Written request: Word for word, transcribe the lines below and drop the pictures.

Collected data:

- - - -

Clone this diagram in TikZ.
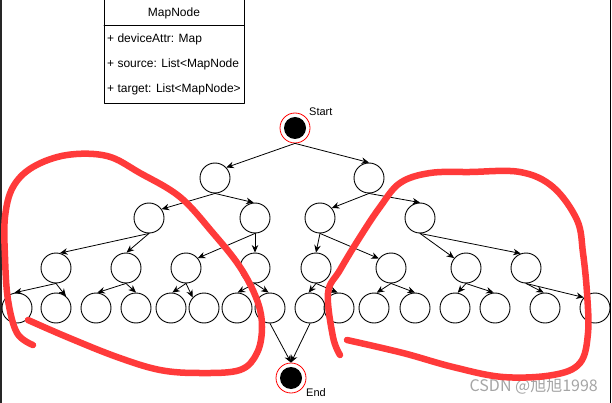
\documentclass[tikz,border=0pt]{standalone}
\usepackage{fontspec}
\setmainfont{Liberation Sans}
\newfontfamily\cjk{Noto Sans CJK SC}
\usetikzlibrary{arrows.meta}
\definecolor{pen}{RGB}{255,58,58}
\definecolor{wm}{RGB}{165,165,165}

\begin{document}
\begin{tikzpicture}[x=1pt,y=-1pt,line cap=round,line join=round,
  vert/.style={circle,draw,line width=0.9pt,minimum size=30pt,inner sep=0pt},
  term/.style={circle,draw=red,line width=0.8pt,fill=white,minimum size=30pt,inner sep=0pt},
  edge/.style={line width=0.8pt,-{Stealth[length=7.5pt,width=6.5pt]}},
  redpen/.style={draw=pen,line width=6.5pt},
  lab/.style={font=\fontsize{11}{13}\selectfont,inner sep=0pt},
  field/.style={lab,font=\fontsize{12}{14}\selectfont}]
  \clip (0,0) rectangle (612,403);
  % 边框
  \draw[line width=1.2pt,black!85] (1,0) -- (1,403);
  \draw[line width=0.9pt] (610.5,0) -- (610.5,403);
  % 类图
  \draw[line width=0.9pt] (104,-2) rectangle (244,103);
  \draw[line width=0.9pt] (104,25) -- (244,25);
  \node[field] (cls) at (174,13) {MapNode};
  \node[field,anchor=west] (f1) at (107,39) {+ deviceAttr: Map};
  \node[field,anchor=west] (f2) at (107,64) {+ source: List<MapNode};
  \node[field,anchor=west] (f3) at (107,89) {+ target: List<MapNode>};
  % 起点 终点
  \node[term] (s) at (295,128) {};
  \fill (s) circle[radius=11pt];
  \node[lab,anchor=west] (slab) at (309,112) {Start};
  \node[term] (e) at (291,378) {};
  \fill (e) circle[radius=11pt];
  \node[lab,anchor=west] (elab) at (306,393) {End};
  % 节点
  \foreach \n/\x in {a1/215,a2/369}
    \node[vert] (\n) at (\x,178) {};
  \foreach \n/\x in {b1/149,b2/255,b3/320,b4/420}
    \node[vert] (\n) at (\x,218) {};
  \foreach \x [count=\i] in {56,126,186,255,316,391,466,526}
    \node[vert] (c\i) at (\x,268) {};
  \foreach \x [count=\i] in {17,56,96,136,171,204,237,270,310,339,374,415,455,495,545,595}
    \node[vert] (d\i) at (\x,308) {};
  % 连线
  \foreach \p/\c/\a in {s/a1/43,s/a2/90,
    a1/b1/35,a1/b2/95,a2/b3/40,a2/b4/90,
    b1/c1/75,b1/c2/88,b2/c3/40,b2/c4/90,b3/c5/90,b3/c6/142,b4/c7/140,b4/c8/110,
    c1/d1/100,c1/d2/50,c2/d3/85,c2/d4/90,c3/d5/85,c3/d6/137,c4/d7/88,c4/d8/95,
    c5/d9/95,c5/d10/95,c6/d11/80,c6/d12/90,c7/d13/80,c7/d14/95,c8/d15/95,c8/d16/137,
    d8/e/90,d9/e/90}
    \draw[edge] (\p.south) -- (\c.\a);
  % 水印
  \node[text=wm,font=\cjk\fontsize{16}{18}\selectfont,anchor=east,inner sep=0pt] (wmark) at (598,386) {CSDN @旭旭1998};
  % 红笔圈
  \draw[redpen] plot[smooth,tension=0.6] coordinates {(33,345) (17,333) (8,300) (5,257) (5,217) (13,187) (33,167) (67,155) (107,156) (140,173) (180,197) (213,233) (240,267) (257,300) (262,327) (257,353) (240,370) (200,373) (160,370) (117,357) (67,337) (28,320)};
  \draw[redpen] plot[smooth,tension=0.6] coordinates {(340,355) (333,337) (328,293) (340,270) (360,237) (380,207) (400,183) (430,173) (470,172) (520,172) (553,187) (577,220) (583,253) (587,293) (588,333) (580,363) (553,375) (503,377) (453,367) (403,353) (347,340)};
\end{tikzpicture}
\end{document}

- - - -

Reply to the task:
Clone this diagram in TikZ.
\documentclass[tikz,border=0pt]{standalone}
\usepackage{fontspec}
\setmainfont{Liberation Sans}
\newfontfamily\cjk{Noto Sans CJK SC}
\usetikzlibrary{arrows.meta}
\definecolor{pen}{RGB}{255,58,58}
\definecolor{wm}{RGB}{165,165,165}

\begin{document}
\begin{tikzpicture}[x=1pt,y=-1pt,line cap=round,line join=round,
  vert/.style={circle,draw,line width=0.9pt,minimum size=30pt,inner sep=0pt},
  term/.style={circle,draw=red,line width=0.8pt,fill=white,minimum size=30pt,inner sep=0pt},
  edge/.style={line width=0.8pt,-{Stealth[length=7.5pt,width=6.5pt]}},
  redpen/.style={draw=pen,line width=6.5pt},
  lab/.style={font=\fontsize{11}{13}\selectfont,inner sep=0pt},
  field/.style={lab,font=\fontsize{12}{14}\selectfont}]
  \clip (0,0) rectangle (612,403);
  % 边框
  \draw[line width=1.2pt,black!85] (1,0) -- (1,403);
  \draw[line width=0.9pt] (610.5,0) -- (610.5,403);
  % 类图
  \draw[line width=0.9pt] (104,-2) rectangle (244,103);
  \draw[line width=0.9pt] (104,25) -- (244,25);
  \node[field] (cls) at (174,13) {MapNode};
  \node[field,anchor=west] (f1) at (107,39) {+ deviceAttr: Map};
  \node[field,anchor=west] (f2) at (107,64) {+ source: List<MapNode};
  \node[field,anchor=west] (f3) at (107,89) {+ target: List<MapNode>};
  % 起点 终点
  \node[term] (s) at (295,128) {};
  \fill (s) circle[radius=11pt];
  \node[lab,anchor=west] (slab) at (309,112) {Start};
  \node[term] (e) at (291,378) {};
  \fill (e) circle[radius=11pt];
  \node[lab,anchor=west] (elab) at (306,393) {End};
  % 节点
  \foreach \n/\x in {a1/215,a2/369}
    \node[vert] (\n) at (\x,178) {};
  \foreach \n/\x in {b1/149,b2/255,b3/320,b4/420}
    \node[vert] (\n) at (\x,218) {};
  \foreach \x [count=\i] in {56,126,186,255,316,391,466,526}
    \node[vert] (c\i) at (\x,268) {};
  \foreach \x [count=\i] in {17,56,96,136,171,204,237,270,310,339,374,415,455,495,545,595}
    \node[vert] (d\i) at (\x,308) {};
  % 连线
  \foreach \p/\c/\a in {s/a1/43,s/a2/90,
    a1/b1/35,a1/b2/95,a2/b3/40,a2/b4/90,
    b1/c1/75,b1/c2/88,b2/c3/40,b2/c4/90,b3/c5/90,b3/c6/142,b4/c7/140,b4/c8/110,
    c1/d1/100,c1/d2/50,c2/d3/85,c2/d4/90,c3/d5/85,c3/d6/137,c4/d7/88,c4/d8/95,
    c5/d9/95,c5/d10/95,c6/d11/80,c6/d12/90,c7/d13/80,c7/d14/95,c8/d15/95,c8/d16/137,
    d8/e/90,d9/e/90}
    \draw[edge] (\p.south) -- (\c.\a);
  % 水印
  \node[text=wm,font=\cjk\fontsize{16}{18}\selectfont,anchor=east,inner sep=0pt] (wmark) at (598,386) {CSDN @旭旭1998};
  % 红笔圈
  \draw[redpen] plot[smooth,tension=0.6] coordinates {(33,345) (17,333) (8,300) (5,257) (5,217) (13,187) (33,167) (67,155) (107,156) (140,173) (180,197) (213,233) (240,267) (257,300) (262,327) (257,353) (240,370) (200,373) (160,370) (117,357) (67,337) (28,320)};
  \draw[redpen] plot[smooth,tension=0.6] coordinates {(340,355) (333,337) (328,293) (340,270) (360,237) (380,207) (400,183) (430,173) (470,172) (520,172) (553,187) (577,220) (583,253) (587,293) (588,333) (580,363) (553,375) (503,377) (453,367) (403,353) (347,340)};
\end{tikzpicture}
\end{document}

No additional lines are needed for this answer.